* **Short exercise**: Retype the records below from their first line through the line holding "const tickLabels = ['0','0.2','0.4','0.6','0.8','1'];", including both ends and no pictures.

::: Record set :::

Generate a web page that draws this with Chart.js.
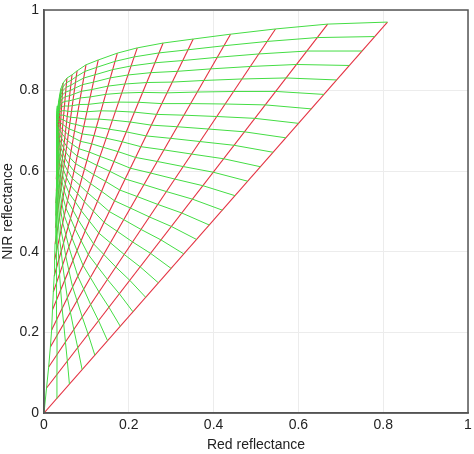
<!DOCTYPE html>
<html><head><meta charset="utf-8">
<script src="https://cdn.jsdelivr.net/npm/chart.js@4"></script>
<style>html,body{margin:0;padding:0;background:#fff}#w{width:474px;height:454px}</style>
</head><body><div id="w"><canvas id="c"></canvas></div>
<script>
// Iso-LAI lines (red): endpoints on the brightest-soil curve (top) and on the dark-soil curve (bottom)
const laiTopRed = [0.81,0.669,0.546,0.44,0.352,0.281,0.22,0.173,0.128,0.099,0.078,0.066,0.054,0.045,0.040,0.037,0.035,0.033,0.032,0.031,0.031,0.030];
const laiTopNir = [0.97,0.965,0.953,0.94,0.928,0.918,0.906,0.893,0.876,0.864,0.849,0.839,0.831,0.819,0.805,0.79,0.775,0.762,0.75,0.74,0.73,0.72];
const laiBotRed = [0,0.006,0.011,0.015,0.018,0.020,0.022,0.024,0.025,0.026,0.027,0.028,0.028,0.029,0.029,0.030,0.030,0.030,0.030,0.030,0.030,0.030];
const laiBotNir = [0,0.062,0.114,0.164,0.206,0.256,0.30,0.34,0.38,0.42,0.46,0.49,0.52,0.55,0.58,0.61,0.63,0.65,0.67,0.685,0.70,0.71];
// Soil brightness positions (green iso-soil lines), fraction along each iso-LAI line
const soilFrac = [0,0.037,0.074,0.111,0.148,0.185,0.222,0.259,0.296,0.333,0.370,0.407,0.444,0.481,0.519,0.556,0.593,0.630,0.667,0.704,0.741,0.778,0.815,0.852,0.889,0.926,0.963,1];
const tickVals = [0,0.2,0.4,0.6,0.8,1];
const tickLabels = ['0','0.2','0.4','0.6','0.8','1'];

const pt=(i,f)=>({x:laiBotRed[i]+f*(laiTopRed[i]-laiBotRed[i]), y:laiBotNir[i]+f*(laiTopNir[i]-laiBotNir[i])});
const ds=[];
soilFrac.forEach(f=>ds.push({data:laiTopRed.map((_,i)=>pt(i,f)),borderColor:'#44dd44',borderWidth:1,pointRadius:0,showLine:true,tension:0}));
laiTopRed.forEach((_,i)=>ds.push({data:[pt(i,0),pt(i,1)],borderColor:'#e43040',borderWidth:1.1,pointRadius:0,showLine:true,tension:0}));
const fmt=v=>{const k=tickVals.findIndex(t=>Math.abs(t-v)<1e-6);return k<0?'':tickLabels[k];};

new Chart(document.getElementById('c'),{type:'scatter',data:{datasets:ds},
options:{responsive:true,maintainAspectRatio:false,animation:false,
layout:{padding:{top:10,right:6,left:0,bottom:0}},
plugins:{legend:{display:false},tooltip:{enabled:false}},
scales:{
x:{type:'linear',min:0,max:1,afterFit:s=>{s.height=41;s.paddingRight=0;s.paddingLeft=0;},
 afterBuildTicks:s=>{s.ticks=tickVals.map(v=>({value:v}));},
 grid:{color:'#ececec',drawTicks:false},border:{color:'#555',width:1.5},
 ticks:{padding:4,color:'#222',callback:fmt,maxRotation:0,font:{family:'Liberation Sans',size:14}},
 title:{display:true,text:'Red reflectance',color:'#222',font:{family:'Liberation Sans',size:14},padding:{top:2,bottom:0}}},
y:{type:'linear',min:0,max:1,afterFit:s=>{s.width=44;s.paddingTop=0;s.paddingBottom=0;},
 afterBuildTicks:s=>{s.ticks=tickVals.map(v=>({value:v}));},
 grid:{color:'#ececec',drawTicks:false},border:{color:'#555',width:1.5},
 ticks:{padding:5,color:'#222',callback:fmt,font:{family:'Liberation Sans',size:14}},
 title:{display:true,text:'NIR reflectance',color:'#222',font:{family:'Liberation Sans',size:14},padding:{top:0,bottom:2}}}
}},
plugins:[{id:'frame',afterDraw(c){const a=c.chartArea,g=c.ctx;g.save();g.strokeStyle='#555';g.lineWidth=1.5;g.strokeRect(a.left,a.top,a.right-a.left,a.bottom-a.top);g.restore();}}]
});
</script></body></html>
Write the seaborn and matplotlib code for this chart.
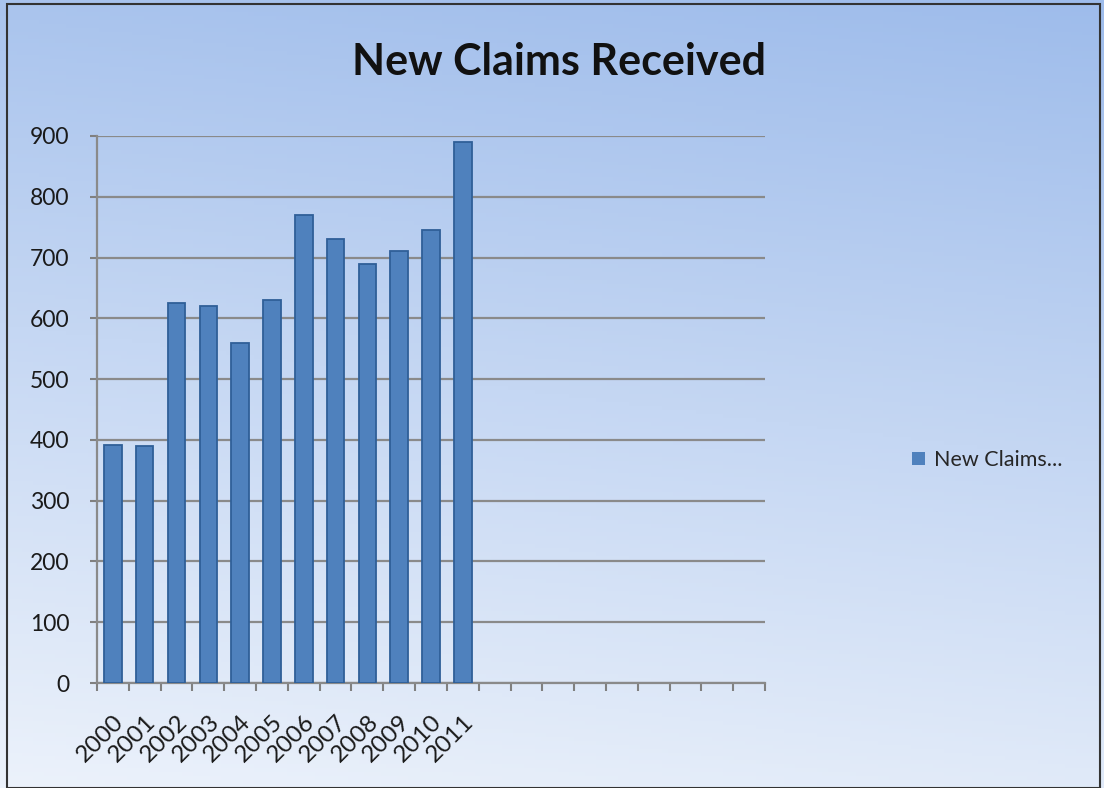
import numpy as np
import pandas as pd
import matplotlib
matplotlib.use("Agg")
import matplotlib.pyplot as plt
import seaborn as sns

years = ["2000", "2001", "2002", "2003", "2004", "2005",
         "2006", "2007", "2008", "2009", "2010", "2011"]
claims = [392, 390, 625, 620, 560, 630, 770, 730, 690, 710, 745, 890]
empty_slots = 9
y_ticks = [0, 100, 200, 300, 400, 500, 600, 700, 800, 900]
title = "New Claims Received"
series_name = "New Claims..."

sns.set_theme(style="white")
plt.rcParams['font.family'] = ['Lato', 'DejaVu Sans']

W, H = 1104, 788
fig = plt.figure(figsize=(W / 100, H / 100), dpi=100)

# gradient background
bg = fig.add_axes([0, 0, 1, 1], zorder=-10)
yy, xx = np.mgrid[0:1:200j, 0:1:200j]
t = np.clip(0.85 * yy + 0.15 * (1 - xx), 0, 1)
top = np.array([158, 188, 235]) / 255
bot = np.array([236, 242, 251]) / 255
img = top[None, None, :] * (1 - t[..., None]) + bot[None, None, :] * t[..., None]
bg.imshow(img, aspect='auto', extent=[0, 1, 0, 1], origin='upper')
bg.set_axis_off()
bg.add_patch(plt.Rectangle((0.006, 0.0), 0.99, 0.995, fill=False,
                           edgecolor='#333333', lw=1.5, transform=bg.transAxes))

df = pd.DataFrame({"year": years, "claims": claims})
order = years + [" " * (k + 1) for k in range(empty_slots)]

ax_left, ax_right = 97 / W, 765 / W
ax_bottom, ax_top = 1 - 683 / H, 1 - 136 / H
ax = fig.add_axes([ax_left, ax_bottom, ax_right - ax_left, ax_top - ax_bottom])
ax.patch.set_alpha(0)

sns.barplot(data=df, x="year", y="claims", order=order, color="#4f81bd",
            width=0.55, edgecolor="#2f5f98", linewidth=1.3, saturation=1,
            ax=ax, zorder=3)

ax.set_ylim(0, 900)
ax.set_xlim(-0.5, len(order) - 0.5)
ax.set_yticks(y_ticks)
ax.set_yticklabels([str(v) for v in y_ticks], fontsize=16.5, color='#1a1a1a')
ax.set_xticks(range(len(order)))
ax.set_xticklabels(years + [""] * empty_slots, rotation=45, ha='right',
                   rotation_mode='anchor', fontsize=17.5, color='#1a1a1a')
ax.set_xticks(np.arange(-0.5, len(order), 1), minor=True)
ax.tick_params(axis='x', which='major', length=0, pad=20)
ax.tick_params(axis='x', which='minor', length=6, width=1.5, color='#808080',
               direction='out', bottom=True)
ax.tick_params(axis='y', length=5, width=1.5, color='#808080', direction='out',
               left=True, pad=15)
ax.yaxis.grid(True, color='#8a8a8a', lw=1.6, zorder=0)
ax.set_axisbelow(True)
for s in ['top', 'right']:
    ax.spines[s].set_visible(False)
for s in ['left', 'bottom']:
    ax.spines[s].set_color('#8a8a8a')
    ax.spines[s].set_linewidth(1.6)
ax.set_xlabel("")
ax.set_ylabel("")

fig.text(559 / W, 1 - 62 / H, title, ha='center', va='center',
         fontsize=31, fontweight='bold', color='#111111')

handle = plt.Rectangle((0, 0), 1, 1, facecolor="#4f81bd", edgecolor='none')
fig.legend([handle], [series_name], loc='center left',
           bbox_to_anchor=(893 / W, 1 - 460 / H), frameon=False,
           fontsize=15.5, handlelength=0.6, handleheight=0.6, handletextpad=0.4)

fig.savefig("out.png", dpi=100)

:::

* **Written solution**:
Generate a web page that draws this with Chart.js.
<!DOCTYPE html>
<html><head><meta charset="utf-8">
<script src="https://cdn.jsdelivr.net/npm/chart.js@4"></script>
<style>html,body{margin:0;padding:0;background:#fff}#w{width:474px;height:454px}</style>
</head><body><div id="w"><canvas id="c"></canvas></div>
<script>
// Iso-LAI lines (red): endpoints on the brightest-soil curve (top) and on the dark-soil curve (bottom)
const laiTopRed = [0.81,0.669,0.546,0.44,0.352,0.281,0.22,0.173,0.128,0.099,0.078,0.066,0.054,0.045,0.040,0.037,0.035,0.033,0.032,0.031,0.031,0.030];
const laiTopNir = [0.97,0.965,0.953,0.94,0.928,0.918,0.906,0.893,0.876,0.864,0.849,0.839,0.831,0.819,0.805,0.79,0.775,0.762,0.75,0.74,0.73,0.72];
const laiBotRed = [0,0.006,0.011,0.015,0.018,0.020,0.022,0.024,0.025,0.026,0.027,0.028,0.028,0.029,0.029,0.030,0.030,0.030,0.030,0.030,0.030,0.030];
const laiBotNir = [0,0.062,0.114,0.164,0.206,0.256,0.30,0.34,0.38,0.42,0.46,0.49,0.52,0.55,0.58,0.61,0.63,0.65,0.67,0.685,0.70,0.71];
// Soil brightness positions (green iso-soil lines), fraction along each iso-LAI line
const soilFrac = [0,0.037,0.074,0.111,0.148,0.185,0.222,0.259,0.296,0.333,0.370,0.407,0.444,0.481,0.519,0.556,0.593,0.630,0.667,0.704,0.741,0.778,0.815,0.852,0.889,0.926,0.963,1];
const tickVals = [0,0.2,0.4,0.6,0.8,1];
const tickLabels = ['0','0.2','0.4','0.6','0.8','1'];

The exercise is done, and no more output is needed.